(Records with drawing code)

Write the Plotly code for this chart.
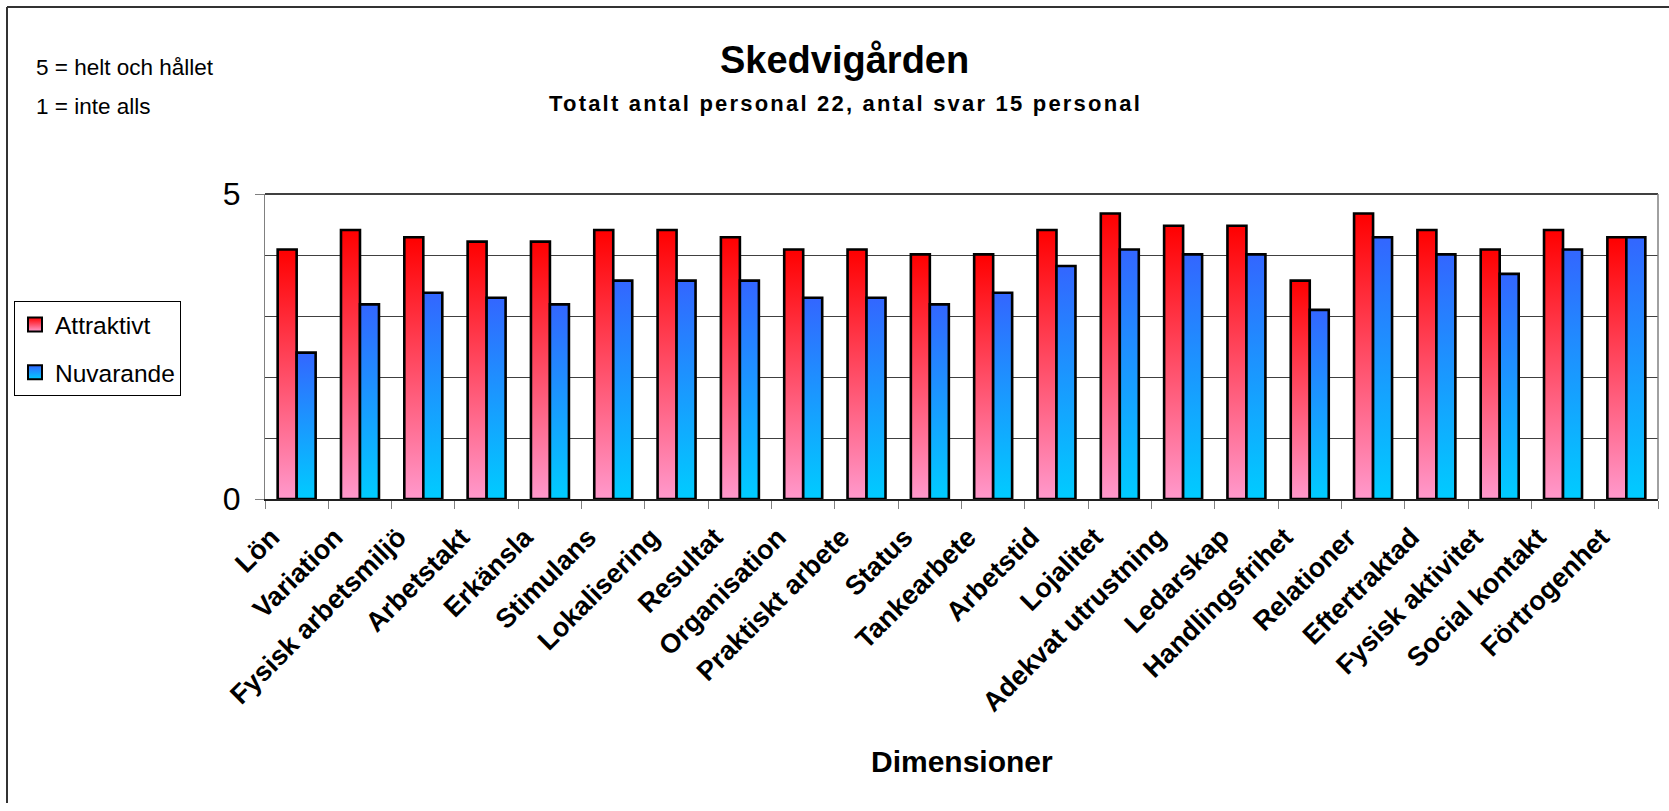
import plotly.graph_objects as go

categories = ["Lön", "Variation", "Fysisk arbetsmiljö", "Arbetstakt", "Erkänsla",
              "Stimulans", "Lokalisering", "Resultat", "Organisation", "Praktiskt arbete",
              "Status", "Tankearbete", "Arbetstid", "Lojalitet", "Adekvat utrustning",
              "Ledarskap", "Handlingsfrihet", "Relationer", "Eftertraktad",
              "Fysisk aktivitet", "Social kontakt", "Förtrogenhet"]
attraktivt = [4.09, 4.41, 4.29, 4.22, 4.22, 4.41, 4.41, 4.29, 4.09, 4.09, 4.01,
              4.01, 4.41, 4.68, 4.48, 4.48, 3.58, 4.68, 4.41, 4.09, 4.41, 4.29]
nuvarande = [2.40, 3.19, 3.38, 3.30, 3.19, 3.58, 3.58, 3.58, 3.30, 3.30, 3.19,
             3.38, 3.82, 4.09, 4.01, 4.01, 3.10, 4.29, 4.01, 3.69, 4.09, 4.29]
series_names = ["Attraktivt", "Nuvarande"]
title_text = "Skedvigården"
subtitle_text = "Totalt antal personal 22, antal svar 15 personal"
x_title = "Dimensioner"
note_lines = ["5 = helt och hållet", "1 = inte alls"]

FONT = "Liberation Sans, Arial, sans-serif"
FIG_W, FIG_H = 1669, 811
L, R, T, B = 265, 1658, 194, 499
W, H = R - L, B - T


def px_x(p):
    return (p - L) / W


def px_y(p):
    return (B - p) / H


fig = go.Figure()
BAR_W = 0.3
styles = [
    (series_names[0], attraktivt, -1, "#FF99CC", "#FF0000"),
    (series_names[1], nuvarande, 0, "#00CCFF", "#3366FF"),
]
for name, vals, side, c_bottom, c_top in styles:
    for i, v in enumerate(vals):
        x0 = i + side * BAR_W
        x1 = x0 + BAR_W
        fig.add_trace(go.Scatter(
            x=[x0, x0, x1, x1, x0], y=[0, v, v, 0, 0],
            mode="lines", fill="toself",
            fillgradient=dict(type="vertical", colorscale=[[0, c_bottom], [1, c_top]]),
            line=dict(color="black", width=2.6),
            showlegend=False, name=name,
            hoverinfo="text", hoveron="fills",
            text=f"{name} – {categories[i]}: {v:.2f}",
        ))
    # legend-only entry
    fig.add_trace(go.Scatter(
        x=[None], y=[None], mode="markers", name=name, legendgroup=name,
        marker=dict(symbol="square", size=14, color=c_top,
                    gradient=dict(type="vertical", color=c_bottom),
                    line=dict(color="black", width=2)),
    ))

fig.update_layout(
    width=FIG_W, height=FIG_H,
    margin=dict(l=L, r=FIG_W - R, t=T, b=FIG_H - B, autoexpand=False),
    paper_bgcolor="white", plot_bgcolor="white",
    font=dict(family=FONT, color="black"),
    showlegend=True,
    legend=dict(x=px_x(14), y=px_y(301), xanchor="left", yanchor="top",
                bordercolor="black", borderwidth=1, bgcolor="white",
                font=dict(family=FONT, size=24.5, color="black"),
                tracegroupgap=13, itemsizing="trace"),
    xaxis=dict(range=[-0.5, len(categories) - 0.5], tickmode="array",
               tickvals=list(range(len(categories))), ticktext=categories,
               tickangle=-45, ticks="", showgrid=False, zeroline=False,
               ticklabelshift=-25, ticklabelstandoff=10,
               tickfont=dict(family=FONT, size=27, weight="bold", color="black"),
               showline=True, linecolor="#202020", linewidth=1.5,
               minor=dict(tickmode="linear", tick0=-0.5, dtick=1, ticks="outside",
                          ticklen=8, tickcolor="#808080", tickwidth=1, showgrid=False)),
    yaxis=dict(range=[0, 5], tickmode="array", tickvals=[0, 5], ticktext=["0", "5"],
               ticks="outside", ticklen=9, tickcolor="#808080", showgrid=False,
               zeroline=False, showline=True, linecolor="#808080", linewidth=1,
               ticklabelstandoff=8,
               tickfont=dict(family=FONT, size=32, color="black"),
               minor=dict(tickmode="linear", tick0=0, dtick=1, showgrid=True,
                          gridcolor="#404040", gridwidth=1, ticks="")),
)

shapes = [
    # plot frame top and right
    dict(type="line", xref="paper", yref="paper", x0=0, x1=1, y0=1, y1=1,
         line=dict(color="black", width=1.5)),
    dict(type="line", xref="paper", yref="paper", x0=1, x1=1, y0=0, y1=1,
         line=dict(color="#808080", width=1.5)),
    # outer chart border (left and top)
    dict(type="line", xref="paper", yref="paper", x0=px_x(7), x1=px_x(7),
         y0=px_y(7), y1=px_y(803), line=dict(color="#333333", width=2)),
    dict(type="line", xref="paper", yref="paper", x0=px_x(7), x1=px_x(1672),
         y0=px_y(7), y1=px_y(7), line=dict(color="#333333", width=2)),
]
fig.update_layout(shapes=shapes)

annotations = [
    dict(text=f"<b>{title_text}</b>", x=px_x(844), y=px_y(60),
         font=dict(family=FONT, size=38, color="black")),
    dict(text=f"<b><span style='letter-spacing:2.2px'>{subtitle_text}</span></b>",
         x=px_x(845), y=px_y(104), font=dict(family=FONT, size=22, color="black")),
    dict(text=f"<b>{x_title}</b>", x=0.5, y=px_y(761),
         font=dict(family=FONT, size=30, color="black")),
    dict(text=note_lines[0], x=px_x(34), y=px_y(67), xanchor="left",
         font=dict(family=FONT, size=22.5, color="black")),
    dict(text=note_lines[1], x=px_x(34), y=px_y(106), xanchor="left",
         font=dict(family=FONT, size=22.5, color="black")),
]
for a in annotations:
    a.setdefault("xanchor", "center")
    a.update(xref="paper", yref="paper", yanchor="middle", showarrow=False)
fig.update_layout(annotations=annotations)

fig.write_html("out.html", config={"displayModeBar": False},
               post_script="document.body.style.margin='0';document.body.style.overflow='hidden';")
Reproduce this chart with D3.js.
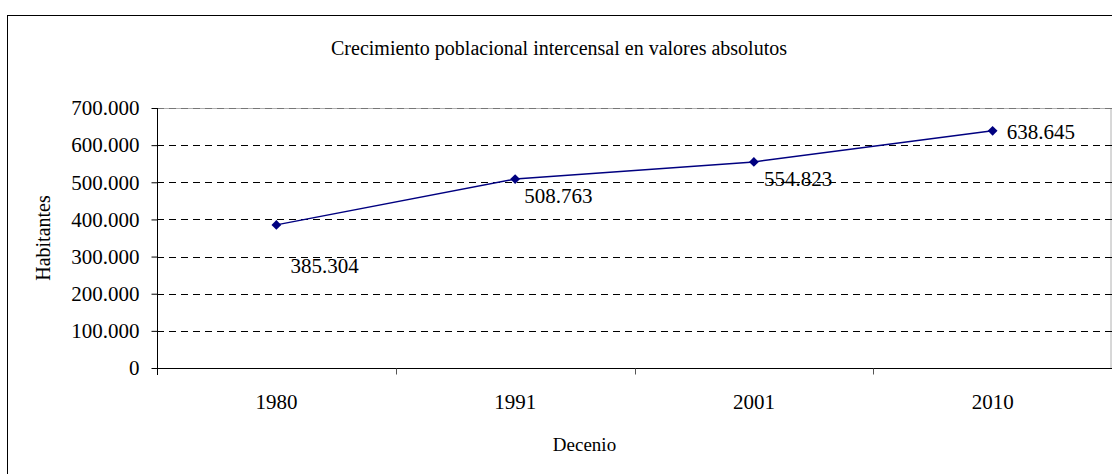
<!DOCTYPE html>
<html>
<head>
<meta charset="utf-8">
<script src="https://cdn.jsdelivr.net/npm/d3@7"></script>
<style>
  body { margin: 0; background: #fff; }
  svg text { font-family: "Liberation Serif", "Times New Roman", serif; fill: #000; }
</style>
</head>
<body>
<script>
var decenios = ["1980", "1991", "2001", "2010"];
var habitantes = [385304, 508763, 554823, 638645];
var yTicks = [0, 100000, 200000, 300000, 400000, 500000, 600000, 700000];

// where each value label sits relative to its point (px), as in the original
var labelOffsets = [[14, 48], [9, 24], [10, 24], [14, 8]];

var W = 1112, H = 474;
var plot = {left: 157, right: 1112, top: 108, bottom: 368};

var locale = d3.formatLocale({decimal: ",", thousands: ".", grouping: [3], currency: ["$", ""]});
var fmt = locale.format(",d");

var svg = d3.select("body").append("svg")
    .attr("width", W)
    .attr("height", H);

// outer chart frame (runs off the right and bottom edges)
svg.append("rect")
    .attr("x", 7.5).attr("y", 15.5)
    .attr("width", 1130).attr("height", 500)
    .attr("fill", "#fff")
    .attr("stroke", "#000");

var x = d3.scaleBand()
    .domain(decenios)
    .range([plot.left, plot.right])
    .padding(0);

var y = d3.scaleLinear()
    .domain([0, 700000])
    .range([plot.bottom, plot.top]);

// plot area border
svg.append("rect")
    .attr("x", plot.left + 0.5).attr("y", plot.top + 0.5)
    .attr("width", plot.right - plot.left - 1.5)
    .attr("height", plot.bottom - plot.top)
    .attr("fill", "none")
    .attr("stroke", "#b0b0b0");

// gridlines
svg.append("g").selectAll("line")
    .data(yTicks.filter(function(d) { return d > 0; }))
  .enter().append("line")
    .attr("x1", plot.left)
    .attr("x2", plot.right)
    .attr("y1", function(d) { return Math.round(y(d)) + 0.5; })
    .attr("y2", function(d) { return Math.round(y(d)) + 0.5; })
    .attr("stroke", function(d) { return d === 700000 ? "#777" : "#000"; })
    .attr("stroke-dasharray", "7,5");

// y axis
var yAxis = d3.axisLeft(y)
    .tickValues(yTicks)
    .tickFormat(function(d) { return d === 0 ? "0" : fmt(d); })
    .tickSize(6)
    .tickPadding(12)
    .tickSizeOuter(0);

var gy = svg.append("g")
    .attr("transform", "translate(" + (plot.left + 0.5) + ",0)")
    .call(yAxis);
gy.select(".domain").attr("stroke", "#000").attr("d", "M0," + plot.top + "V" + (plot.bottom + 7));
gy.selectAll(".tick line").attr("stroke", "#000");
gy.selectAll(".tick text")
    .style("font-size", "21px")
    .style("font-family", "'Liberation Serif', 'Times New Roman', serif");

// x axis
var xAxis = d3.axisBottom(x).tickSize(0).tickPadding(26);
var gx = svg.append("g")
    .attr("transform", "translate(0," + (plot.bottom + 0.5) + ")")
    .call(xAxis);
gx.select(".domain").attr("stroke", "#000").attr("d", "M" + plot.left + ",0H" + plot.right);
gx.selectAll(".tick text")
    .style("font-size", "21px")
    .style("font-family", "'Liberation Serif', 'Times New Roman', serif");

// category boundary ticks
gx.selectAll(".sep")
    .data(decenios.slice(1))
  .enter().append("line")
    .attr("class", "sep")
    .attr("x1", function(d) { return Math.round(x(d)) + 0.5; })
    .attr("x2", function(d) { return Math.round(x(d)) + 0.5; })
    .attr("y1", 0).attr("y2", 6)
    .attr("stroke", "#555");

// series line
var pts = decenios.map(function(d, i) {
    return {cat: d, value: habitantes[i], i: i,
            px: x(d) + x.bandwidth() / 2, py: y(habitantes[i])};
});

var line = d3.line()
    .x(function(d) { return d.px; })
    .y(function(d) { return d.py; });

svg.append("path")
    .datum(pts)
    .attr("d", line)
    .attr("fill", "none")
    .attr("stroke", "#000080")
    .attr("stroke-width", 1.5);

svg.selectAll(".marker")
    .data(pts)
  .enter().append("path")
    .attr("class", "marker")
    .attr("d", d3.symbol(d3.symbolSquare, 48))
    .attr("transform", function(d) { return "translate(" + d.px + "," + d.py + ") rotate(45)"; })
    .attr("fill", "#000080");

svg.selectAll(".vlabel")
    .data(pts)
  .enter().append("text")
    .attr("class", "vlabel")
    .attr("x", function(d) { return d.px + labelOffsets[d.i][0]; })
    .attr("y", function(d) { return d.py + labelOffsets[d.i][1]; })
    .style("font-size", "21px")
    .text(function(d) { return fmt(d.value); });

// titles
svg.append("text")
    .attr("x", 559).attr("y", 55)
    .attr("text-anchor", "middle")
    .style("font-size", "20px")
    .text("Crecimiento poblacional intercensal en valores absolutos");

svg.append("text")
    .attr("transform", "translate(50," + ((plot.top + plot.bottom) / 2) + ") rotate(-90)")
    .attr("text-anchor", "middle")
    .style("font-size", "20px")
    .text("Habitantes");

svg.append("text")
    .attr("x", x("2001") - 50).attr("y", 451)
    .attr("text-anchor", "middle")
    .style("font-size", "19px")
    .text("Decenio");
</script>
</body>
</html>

GIVEN EXERCISE:
Output exactly the lines from the one containing "Reproduce this chart with D3.js." through the one containing "500000, 600000, 700000];", both included, and nothing else; leave out any pictures.

CORRECT ANSWER:
Reproduce this chart with D3.js.
<!DOCTYPE html>
<html>
<head>
<meta charset="utf-8">
<script src="https://cdn.jsdelivr.net/npm/d3@7"></script>
<style>
  body { margin: 0; background: #fff; }
  svg text { font-family: "Liberation Serif", "Times New Roman", serif; fill: #000; }
</style>
</head>
<body>
<script>
var decenios = ["1980", "1991", "2001", "2010"];
var habitantes = [385304, 508763, 554823, 638645];
var yTicks = [0, 100000, 200000, 300000, 400000, 500000, 600000, 700000];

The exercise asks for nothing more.